Direction:
Write out exactly the lines of the entries below from the one holding "Give me the TikZ source for this diagram." to the one holding "(1063,402) -- (1600,402);", inclusive, and leave out all other lines.

Data for the task:
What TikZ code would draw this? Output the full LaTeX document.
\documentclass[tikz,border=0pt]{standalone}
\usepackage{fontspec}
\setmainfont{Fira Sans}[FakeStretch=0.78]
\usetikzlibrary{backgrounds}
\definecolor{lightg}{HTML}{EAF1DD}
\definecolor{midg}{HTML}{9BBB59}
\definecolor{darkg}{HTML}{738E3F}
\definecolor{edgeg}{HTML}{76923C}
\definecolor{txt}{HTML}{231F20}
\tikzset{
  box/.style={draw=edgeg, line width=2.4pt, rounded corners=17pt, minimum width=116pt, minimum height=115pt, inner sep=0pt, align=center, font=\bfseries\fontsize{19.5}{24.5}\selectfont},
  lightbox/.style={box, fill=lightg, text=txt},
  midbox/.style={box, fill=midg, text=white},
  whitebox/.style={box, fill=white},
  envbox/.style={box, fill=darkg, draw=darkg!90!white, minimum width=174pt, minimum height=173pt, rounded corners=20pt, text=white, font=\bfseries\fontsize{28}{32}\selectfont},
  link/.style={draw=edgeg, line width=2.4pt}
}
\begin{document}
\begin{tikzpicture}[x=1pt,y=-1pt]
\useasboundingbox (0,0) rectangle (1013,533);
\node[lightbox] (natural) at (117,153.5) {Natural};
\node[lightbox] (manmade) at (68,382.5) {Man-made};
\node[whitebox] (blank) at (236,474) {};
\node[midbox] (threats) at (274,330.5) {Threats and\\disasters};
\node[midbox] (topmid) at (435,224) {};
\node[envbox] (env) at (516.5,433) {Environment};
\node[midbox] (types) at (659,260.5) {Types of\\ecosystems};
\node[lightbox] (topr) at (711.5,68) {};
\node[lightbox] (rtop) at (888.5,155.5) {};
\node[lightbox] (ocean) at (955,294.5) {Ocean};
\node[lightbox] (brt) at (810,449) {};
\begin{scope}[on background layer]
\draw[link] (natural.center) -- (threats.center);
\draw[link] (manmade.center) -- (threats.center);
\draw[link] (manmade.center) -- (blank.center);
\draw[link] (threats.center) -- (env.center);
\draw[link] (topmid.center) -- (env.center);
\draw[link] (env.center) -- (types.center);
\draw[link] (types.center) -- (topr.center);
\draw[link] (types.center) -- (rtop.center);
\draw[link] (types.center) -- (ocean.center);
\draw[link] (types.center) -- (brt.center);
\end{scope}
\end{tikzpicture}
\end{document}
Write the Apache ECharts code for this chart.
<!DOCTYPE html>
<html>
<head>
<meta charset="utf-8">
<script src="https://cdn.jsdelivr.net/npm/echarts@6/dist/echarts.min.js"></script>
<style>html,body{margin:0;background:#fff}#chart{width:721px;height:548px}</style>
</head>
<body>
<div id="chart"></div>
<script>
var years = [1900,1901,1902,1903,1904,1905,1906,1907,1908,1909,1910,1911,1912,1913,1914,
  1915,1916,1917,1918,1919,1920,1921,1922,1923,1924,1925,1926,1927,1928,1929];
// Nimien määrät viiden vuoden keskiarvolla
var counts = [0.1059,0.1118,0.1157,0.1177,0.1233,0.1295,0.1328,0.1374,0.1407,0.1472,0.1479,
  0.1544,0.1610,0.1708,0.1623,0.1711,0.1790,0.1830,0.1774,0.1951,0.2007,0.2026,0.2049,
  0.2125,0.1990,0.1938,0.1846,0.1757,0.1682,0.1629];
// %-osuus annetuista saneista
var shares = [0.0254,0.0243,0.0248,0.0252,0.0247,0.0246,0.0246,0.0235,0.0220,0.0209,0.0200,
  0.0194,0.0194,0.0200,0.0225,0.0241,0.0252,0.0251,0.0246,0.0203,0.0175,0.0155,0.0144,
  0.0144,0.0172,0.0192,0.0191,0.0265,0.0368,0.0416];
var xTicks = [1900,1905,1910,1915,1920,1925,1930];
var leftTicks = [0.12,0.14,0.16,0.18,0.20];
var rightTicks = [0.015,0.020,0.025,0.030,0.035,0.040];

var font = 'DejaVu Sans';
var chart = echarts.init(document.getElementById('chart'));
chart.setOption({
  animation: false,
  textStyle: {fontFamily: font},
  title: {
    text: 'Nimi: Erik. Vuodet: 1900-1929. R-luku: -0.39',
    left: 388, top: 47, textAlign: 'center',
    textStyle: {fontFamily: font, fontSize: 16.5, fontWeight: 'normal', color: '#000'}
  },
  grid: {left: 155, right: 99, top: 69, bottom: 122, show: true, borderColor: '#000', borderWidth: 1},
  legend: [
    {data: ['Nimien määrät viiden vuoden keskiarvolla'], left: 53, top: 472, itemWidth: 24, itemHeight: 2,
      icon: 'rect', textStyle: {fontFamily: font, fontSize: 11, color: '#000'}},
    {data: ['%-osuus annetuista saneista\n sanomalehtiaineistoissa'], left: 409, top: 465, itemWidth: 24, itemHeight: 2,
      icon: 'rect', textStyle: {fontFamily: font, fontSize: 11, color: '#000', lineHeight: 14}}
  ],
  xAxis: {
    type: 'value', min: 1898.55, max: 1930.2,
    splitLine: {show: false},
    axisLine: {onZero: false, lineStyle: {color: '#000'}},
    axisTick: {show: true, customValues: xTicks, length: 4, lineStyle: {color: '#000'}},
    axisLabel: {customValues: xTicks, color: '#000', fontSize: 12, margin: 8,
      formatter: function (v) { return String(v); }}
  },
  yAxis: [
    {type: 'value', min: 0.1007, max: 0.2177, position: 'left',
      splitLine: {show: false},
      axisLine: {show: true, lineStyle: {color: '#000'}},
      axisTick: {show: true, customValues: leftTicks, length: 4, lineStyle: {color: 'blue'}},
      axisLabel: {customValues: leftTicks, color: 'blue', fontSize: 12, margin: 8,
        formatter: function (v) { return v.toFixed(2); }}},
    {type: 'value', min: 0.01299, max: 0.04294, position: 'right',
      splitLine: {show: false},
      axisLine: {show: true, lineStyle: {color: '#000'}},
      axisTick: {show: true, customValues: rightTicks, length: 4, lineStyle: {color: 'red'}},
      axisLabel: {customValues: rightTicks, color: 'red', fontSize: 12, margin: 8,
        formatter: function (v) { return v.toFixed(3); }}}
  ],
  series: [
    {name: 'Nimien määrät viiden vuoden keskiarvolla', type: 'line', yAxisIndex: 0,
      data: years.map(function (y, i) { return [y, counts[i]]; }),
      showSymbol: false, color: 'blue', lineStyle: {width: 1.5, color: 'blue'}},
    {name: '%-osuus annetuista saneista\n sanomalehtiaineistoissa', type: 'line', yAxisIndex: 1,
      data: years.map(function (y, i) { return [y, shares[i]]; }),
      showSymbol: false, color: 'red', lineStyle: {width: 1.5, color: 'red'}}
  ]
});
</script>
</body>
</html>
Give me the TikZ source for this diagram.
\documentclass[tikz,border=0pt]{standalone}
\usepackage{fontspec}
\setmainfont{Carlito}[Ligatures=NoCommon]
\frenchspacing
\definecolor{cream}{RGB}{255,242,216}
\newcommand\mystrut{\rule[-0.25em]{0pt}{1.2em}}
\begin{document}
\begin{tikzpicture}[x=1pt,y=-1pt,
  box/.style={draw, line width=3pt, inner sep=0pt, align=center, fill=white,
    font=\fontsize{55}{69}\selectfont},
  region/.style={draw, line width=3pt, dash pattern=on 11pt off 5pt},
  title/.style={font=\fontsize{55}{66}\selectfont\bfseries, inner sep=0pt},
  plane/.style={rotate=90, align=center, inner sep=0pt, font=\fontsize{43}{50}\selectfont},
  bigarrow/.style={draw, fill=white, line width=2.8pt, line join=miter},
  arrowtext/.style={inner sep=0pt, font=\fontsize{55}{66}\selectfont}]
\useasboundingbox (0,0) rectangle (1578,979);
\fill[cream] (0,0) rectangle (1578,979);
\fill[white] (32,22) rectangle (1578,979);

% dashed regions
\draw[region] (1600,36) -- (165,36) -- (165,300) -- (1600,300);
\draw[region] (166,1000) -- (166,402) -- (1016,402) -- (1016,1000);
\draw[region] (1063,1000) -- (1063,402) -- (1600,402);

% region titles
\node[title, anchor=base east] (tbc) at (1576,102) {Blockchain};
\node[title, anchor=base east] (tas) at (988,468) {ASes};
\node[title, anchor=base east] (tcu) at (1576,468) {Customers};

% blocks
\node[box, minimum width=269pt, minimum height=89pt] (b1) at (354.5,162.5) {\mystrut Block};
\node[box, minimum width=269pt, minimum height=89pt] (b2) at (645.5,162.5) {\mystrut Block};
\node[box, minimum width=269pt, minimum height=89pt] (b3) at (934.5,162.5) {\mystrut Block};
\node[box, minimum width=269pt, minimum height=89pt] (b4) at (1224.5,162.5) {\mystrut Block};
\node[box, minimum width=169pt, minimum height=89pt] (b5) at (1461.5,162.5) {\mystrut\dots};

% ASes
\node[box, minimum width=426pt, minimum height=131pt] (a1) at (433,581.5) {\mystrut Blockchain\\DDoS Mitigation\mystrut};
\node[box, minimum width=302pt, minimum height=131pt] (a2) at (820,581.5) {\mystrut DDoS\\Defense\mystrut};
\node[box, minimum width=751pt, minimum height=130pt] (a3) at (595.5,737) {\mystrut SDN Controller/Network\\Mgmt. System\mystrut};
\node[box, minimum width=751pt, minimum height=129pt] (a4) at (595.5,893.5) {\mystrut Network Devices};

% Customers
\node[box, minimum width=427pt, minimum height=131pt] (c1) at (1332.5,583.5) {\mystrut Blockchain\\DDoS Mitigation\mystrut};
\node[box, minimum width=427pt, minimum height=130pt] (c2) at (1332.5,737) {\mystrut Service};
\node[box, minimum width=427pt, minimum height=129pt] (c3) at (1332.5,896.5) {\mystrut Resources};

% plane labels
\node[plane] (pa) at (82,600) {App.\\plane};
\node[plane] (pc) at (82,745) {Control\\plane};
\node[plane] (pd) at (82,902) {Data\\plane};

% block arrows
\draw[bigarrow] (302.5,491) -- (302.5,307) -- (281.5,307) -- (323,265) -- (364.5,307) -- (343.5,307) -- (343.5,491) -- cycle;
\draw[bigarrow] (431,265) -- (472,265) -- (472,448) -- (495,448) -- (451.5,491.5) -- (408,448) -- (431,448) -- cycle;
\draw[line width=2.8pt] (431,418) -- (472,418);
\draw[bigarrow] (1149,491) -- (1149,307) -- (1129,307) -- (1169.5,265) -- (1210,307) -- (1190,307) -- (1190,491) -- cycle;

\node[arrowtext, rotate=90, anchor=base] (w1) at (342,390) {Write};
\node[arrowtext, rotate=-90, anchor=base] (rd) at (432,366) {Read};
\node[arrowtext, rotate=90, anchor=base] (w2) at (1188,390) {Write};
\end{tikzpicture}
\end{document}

Solution for this task:
Give me the TikZ source for this diagram.
\documentclass[tikz,border=0pt]{standalone}
\usepackage{fontspec}
\setmainfont{Carlito}[Ligatures=NoCommon]
\frenchspacing
\definecolor{cream}{RGB}{255,242,216}
\newcommand\mystrut{\rule[-0.25em]{0pt}{1.2em}}
\begin{document}
\begin{tikzpicture}[x=1pt,y=-1pt,
  box/.style={draw, line width=3pt, inner sep=0pt, align=center, fill=white,
    font=\fontsize{55}{69}\selectfont},
  region/.style={draw, line width=3pt, dash pattern=on 11pt off 5pt},
  title/.style={font=\fontsize{55}{66}\selectfont\bfseries, inner sep=0pt},
  plane/.style={rotate=90, align=center, inner sep=0pt, font=\fontsize{43}{50}\selectfont},
  bigarrow/.style={draw, fill=white, line width=2.8pt, line join=miter},
  arrowtext/.style={inner sep=0pt, font=\fontsize{55}{66}\selectfont}]
\useasboundingbox (0,0) rectangle (1578,979);
\fill[cream] (0,0) rectangle (1578,979);
\fill[white] (32,22) rectangle (1578,979);

% dashed regions
\draw[region] (1600,36) -- (165,36) -- (165,300) -- (1600,300);
\draw[region] (166,1000) -- (166,402) -- (1016,402) -- (1016,1000);
\draw[region] (1063,1000) -- (1063,402) -- (1600,402);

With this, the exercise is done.